__Entries provided__:

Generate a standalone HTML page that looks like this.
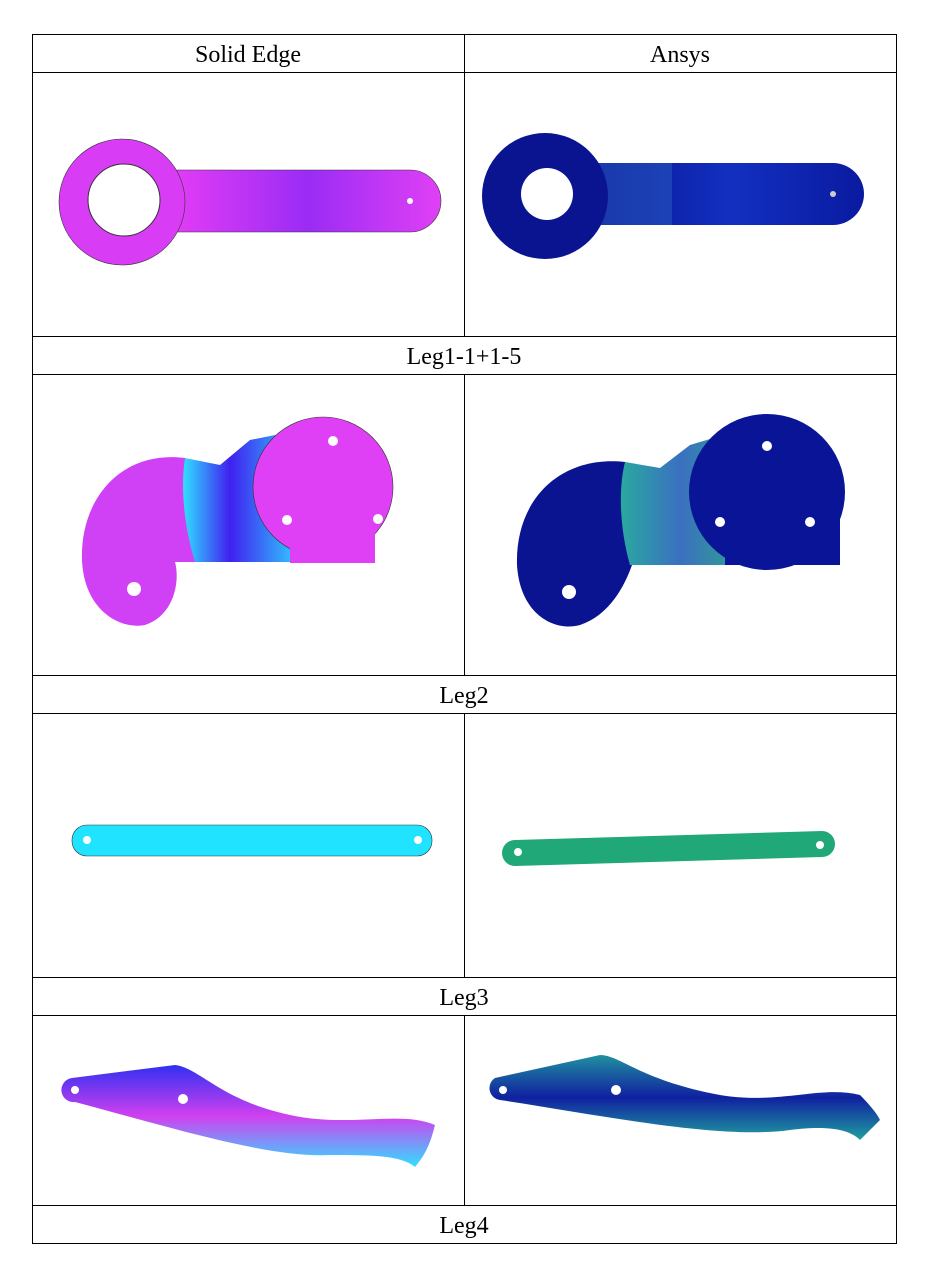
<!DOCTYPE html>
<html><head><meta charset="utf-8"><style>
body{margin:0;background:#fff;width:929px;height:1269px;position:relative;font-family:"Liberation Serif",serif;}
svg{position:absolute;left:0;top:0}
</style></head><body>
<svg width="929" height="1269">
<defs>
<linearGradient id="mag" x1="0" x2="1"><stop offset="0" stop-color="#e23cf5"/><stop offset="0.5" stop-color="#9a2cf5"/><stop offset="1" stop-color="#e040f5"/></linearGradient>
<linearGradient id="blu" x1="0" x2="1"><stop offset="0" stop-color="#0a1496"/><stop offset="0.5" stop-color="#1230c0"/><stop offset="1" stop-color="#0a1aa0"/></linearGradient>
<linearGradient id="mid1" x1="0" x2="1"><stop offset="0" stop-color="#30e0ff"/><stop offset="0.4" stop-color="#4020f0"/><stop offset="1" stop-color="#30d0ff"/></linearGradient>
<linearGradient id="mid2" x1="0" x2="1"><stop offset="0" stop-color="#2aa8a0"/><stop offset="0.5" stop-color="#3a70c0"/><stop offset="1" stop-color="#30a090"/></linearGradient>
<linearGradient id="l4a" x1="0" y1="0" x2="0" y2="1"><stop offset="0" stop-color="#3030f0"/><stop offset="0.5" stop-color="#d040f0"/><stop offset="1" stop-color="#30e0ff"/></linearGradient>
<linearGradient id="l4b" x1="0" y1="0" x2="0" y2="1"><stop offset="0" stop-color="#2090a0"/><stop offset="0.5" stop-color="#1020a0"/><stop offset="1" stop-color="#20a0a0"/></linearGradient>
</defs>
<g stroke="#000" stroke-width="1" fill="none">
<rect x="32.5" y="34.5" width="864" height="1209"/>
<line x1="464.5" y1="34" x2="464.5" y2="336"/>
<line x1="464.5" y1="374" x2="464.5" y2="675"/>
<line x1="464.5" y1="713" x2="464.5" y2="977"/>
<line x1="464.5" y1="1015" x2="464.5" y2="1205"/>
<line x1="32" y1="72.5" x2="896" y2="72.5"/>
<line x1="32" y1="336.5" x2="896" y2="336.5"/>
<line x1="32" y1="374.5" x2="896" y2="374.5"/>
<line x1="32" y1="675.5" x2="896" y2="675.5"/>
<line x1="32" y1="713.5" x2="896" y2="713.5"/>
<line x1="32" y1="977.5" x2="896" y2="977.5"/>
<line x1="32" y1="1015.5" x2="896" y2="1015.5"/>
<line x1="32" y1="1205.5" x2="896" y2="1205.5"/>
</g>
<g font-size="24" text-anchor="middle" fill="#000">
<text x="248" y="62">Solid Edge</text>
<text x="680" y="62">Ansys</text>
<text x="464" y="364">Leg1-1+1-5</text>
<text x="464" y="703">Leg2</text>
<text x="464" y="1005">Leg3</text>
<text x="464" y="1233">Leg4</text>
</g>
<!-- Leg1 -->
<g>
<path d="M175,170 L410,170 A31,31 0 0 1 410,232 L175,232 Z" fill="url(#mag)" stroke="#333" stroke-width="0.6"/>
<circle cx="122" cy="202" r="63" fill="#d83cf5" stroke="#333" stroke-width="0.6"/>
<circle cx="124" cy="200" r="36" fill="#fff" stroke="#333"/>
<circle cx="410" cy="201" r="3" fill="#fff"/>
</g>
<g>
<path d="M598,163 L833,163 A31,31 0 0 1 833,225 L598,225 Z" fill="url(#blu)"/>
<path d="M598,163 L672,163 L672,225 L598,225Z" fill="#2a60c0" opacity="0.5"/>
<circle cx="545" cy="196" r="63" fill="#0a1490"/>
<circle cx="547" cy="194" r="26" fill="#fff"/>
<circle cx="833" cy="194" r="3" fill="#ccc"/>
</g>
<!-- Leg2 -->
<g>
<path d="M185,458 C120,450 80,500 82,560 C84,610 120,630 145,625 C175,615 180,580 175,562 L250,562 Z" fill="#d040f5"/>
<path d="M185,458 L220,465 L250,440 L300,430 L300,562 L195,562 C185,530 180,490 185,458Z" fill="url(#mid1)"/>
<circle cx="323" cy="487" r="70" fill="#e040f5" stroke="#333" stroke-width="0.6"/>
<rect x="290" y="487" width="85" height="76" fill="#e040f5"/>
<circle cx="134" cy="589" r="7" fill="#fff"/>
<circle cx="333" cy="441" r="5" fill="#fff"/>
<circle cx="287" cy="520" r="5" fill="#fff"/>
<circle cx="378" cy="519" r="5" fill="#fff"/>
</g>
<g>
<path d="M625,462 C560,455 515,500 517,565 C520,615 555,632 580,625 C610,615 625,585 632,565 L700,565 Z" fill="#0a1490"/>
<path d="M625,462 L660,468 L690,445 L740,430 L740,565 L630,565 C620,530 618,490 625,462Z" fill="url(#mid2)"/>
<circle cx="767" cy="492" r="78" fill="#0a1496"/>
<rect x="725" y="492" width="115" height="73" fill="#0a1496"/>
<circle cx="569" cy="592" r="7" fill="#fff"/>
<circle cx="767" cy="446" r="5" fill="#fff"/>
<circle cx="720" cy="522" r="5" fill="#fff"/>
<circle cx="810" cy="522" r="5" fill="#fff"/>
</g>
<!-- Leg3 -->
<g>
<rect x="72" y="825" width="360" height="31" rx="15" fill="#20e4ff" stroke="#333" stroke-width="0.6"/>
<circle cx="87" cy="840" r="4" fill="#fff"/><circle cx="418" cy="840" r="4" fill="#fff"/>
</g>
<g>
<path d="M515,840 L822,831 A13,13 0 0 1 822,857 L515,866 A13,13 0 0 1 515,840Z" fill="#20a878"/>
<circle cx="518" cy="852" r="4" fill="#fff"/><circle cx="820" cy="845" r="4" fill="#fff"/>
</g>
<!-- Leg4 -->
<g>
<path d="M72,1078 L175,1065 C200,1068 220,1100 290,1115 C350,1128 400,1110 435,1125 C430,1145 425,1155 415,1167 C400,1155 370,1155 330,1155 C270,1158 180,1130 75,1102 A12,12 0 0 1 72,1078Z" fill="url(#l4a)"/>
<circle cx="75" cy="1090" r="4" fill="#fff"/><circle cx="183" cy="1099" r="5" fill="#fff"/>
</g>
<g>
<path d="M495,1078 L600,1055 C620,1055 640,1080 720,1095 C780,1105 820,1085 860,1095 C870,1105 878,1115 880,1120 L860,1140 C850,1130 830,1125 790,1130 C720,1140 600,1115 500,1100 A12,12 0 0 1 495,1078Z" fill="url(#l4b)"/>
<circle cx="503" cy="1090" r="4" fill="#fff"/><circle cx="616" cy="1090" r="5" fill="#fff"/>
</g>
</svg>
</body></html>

---

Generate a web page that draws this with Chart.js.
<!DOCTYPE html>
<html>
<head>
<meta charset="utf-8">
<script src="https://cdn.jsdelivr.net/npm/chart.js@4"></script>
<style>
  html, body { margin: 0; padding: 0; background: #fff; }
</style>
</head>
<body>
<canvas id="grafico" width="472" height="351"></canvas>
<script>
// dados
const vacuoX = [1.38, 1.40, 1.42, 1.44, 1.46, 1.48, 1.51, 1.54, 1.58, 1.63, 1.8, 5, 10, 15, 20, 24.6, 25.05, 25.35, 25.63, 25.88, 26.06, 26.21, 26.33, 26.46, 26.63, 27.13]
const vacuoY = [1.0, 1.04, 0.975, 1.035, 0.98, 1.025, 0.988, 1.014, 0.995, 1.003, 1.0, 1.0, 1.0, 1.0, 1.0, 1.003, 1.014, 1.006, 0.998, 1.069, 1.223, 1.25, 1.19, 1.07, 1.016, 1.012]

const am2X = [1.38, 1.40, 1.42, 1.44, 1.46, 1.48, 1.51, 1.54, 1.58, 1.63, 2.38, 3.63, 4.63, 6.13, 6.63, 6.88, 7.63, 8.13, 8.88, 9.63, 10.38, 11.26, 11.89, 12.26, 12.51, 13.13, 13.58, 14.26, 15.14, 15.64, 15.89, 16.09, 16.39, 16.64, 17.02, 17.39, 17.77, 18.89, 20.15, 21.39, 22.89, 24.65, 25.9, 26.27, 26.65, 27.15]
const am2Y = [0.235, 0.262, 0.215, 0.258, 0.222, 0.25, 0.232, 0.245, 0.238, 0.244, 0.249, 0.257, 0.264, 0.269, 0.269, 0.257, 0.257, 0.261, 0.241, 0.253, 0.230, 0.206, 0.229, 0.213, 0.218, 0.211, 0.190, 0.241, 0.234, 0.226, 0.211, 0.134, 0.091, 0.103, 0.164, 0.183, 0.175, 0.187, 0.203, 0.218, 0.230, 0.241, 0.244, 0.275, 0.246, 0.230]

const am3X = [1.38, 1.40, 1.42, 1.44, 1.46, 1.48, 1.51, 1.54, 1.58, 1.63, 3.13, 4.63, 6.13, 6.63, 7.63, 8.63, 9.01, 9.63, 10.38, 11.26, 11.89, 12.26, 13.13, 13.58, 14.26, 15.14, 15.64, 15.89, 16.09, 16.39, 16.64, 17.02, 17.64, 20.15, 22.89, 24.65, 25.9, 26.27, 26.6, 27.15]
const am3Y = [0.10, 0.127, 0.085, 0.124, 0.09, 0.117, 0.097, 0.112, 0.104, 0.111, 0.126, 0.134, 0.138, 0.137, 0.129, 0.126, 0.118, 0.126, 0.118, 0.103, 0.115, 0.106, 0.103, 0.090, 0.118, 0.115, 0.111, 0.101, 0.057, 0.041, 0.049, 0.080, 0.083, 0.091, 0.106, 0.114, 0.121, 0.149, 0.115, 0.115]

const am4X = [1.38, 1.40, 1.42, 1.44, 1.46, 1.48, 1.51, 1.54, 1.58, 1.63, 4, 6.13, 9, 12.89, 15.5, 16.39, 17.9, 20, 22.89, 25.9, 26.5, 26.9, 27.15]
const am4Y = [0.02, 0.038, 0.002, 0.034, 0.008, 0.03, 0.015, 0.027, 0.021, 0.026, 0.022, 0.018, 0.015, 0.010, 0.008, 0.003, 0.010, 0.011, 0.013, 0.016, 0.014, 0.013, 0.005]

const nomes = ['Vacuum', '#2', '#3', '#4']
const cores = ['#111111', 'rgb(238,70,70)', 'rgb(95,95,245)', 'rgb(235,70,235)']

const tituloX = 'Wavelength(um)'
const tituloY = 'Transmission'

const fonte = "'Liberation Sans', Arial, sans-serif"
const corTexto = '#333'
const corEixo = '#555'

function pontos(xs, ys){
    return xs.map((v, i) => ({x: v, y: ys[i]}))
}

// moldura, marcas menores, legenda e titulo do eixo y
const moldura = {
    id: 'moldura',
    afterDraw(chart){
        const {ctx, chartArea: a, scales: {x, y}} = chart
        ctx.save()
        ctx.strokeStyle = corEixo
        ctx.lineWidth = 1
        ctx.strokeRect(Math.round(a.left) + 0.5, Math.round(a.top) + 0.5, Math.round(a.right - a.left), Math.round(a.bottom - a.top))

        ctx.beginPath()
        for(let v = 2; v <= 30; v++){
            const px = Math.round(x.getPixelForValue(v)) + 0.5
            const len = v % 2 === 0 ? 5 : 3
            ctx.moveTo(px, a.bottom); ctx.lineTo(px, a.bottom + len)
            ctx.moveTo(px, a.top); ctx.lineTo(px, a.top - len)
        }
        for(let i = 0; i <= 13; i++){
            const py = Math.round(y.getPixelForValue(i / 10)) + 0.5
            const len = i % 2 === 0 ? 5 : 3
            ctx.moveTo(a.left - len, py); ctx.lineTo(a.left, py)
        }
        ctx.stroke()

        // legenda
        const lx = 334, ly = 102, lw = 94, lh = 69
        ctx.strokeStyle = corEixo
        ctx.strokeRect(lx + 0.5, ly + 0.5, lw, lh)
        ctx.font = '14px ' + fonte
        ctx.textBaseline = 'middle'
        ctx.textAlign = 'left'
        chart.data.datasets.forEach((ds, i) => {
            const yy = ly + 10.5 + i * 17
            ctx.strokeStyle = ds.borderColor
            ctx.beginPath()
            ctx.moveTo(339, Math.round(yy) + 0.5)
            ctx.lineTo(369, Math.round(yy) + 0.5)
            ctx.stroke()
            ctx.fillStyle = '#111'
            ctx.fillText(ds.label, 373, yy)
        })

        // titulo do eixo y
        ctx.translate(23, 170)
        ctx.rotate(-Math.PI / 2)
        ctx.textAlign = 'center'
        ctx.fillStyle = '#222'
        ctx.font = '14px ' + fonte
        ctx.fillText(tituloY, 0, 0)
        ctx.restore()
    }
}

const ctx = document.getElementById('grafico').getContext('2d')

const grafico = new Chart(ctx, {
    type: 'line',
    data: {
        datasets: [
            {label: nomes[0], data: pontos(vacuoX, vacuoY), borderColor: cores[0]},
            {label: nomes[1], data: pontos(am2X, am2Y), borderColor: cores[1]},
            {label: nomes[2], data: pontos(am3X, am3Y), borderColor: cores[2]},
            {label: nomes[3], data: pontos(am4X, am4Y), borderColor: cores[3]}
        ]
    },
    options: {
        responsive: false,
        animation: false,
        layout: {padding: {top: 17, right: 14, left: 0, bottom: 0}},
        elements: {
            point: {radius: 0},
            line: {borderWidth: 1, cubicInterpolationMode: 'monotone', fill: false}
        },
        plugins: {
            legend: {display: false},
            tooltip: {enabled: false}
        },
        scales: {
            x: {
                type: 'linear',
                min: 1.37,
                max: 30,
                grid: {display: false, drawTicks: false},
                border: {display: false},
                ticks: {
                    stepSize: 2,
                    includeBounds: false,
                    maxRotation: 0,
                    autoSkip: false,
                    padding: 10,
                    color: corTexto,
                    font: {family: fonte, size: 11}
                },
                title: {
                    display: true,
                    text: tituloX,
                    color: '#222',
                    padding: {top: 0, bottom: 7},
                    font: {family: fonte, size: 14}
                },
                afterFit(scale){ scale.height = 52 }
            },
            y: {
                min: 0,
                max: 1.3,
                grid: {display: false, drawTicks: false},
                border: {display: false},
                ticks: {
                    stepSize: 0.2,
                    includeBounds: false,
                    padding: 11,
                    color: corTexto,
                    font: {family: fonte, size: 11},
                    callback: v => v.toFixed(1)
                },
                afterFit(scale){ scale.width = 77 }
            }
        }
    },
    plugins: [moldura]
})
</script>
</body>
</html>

---

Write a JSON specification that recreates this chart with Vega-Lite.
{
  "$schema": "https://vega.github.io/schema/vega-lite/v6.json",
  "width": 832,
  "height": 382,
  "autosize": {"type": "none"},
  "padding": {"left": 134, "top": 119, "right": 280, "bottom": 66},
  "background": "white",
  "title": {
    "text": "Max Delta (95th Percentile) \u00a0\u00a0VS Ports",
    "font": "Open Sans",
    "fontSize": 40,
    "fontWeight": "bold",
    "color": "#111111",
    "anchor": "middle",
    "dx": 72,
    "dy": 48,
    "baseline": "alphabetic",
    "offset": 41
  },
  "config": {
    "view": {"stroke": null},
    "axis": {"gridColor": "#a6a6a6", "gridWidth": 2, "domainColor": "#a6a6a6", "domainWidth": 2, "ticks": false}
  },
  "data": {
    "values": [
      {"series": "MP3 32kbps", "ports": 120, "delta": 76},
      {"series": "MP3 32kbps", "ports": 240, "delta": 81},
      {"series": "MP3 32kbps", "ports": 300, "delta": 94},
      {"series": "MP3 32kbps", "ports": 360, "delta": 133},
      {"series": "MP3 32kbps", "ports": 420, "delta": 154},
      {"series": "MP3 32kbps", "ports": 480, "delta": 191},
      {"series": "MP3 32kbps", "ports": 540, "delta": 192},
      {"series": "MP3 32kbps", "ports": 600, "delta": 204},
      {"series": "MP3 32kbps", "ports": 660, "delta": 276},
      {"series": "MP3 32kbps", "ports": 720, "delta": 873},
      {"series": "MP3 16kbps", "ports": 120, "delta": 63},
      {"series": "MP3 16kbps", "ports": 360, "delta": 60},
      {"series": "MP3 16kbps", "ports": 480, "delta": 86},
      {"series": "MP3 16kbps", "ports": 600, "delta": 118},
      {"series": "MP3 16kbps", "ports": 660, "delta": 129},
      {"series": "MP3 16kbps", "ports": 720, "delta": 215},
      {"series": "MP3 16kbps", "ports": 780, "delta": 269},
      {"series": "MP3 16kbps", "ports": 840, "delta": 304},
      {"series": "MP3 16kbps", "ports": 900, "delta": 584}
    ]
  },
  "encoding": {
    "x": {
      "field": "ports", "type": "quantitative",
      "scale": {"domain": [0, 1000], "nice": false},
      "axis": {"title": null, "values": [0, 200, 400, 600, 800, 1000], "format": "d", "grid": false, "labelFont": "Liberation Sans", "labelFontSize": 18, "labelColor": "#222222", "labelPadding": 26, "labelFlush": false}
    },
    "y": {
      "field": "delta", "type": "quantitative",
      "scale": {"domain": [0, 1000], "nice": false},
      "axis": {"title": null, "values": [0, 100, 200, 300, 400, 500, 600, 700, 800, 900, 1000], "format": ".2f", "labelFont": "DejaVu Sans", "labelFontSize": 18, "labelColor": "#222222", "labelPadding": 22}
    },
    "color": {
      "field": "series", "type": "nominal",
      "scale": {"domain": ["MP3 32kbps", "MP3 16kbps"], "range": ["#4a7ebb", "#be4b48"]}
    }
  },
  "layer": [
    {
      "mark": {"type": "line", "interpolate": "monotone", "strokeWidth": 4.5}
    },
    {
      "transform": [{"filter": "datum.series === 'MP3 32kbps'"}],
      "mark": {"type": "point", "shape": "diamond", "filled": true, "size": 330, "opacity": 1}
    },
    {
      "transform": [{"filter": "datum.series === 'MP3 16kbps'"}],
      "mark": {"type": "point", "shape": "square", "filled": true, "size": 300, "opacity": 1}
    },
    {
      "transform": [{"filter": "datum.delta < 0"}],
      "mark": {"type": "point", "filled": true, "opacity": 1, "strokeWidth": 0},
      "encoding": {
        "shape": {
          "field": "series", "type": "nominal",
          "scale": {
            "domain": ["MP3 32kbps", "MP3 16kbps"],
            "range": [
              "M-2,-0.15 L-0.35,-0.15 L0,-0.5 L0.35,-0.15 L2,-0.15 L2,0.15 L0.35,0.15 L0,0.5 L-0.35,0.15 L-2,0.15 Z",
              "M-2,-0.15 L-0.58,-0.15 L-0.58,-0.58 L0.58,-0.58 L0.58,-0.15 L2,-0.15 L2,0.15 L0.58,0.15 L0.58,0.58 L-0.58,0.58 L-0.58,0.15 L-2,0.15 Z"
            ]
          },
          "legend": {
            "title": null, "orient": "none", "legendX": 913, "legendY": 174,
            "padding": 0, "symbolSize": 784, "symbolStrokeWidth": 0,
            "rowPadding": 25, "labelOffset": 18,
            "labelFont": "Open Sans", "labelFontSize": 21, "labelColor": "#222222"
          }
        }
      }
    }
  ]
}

__Goal__: Exactly repeat the lines from the line with "Generate a web" to the line with "1.07, 1.016, 1.012]", including both, and output nothing else.

__Answer in full__:
Generate a web page that draws this with Chart.js.
<!DOCTYPE html>
<html>
<head>
<meta charset="utf-8">
<script src="https://cdn.jsdelivr.net/npm/chart.js@4"></script>
<style>
  html, body { margin: 0; padding: 0; background: #fff; }
</style>
</head>
<body>
<canvas id="grafico" width="472" height="351"></canvas>
<script>
// dados
const vacuoX = [1.38, 1.40, 1.42, 1.44, 1.46, 1.48, 1.51, 1.54, 1.58, 1.63, 1.8, 5, 10, 15, 20, 24.6, 25.05, 25.35, 25.63, 25.88, 26.06, 26.21, 26.33, 26.46, 26.63, 27.13]
const vacuoY = [1.0, 1.04, 0.975, 1.035, 0.98, 1.025, 0.988, 1.014, 0.995, 1.003, 1.0, 1.0, 1.0, 1.0, 1.0, 1.003, 1.014, 1.006, 0.998, 1.069, 1.223, 1.25, 1.19, 1.07, 1.016, 1.012]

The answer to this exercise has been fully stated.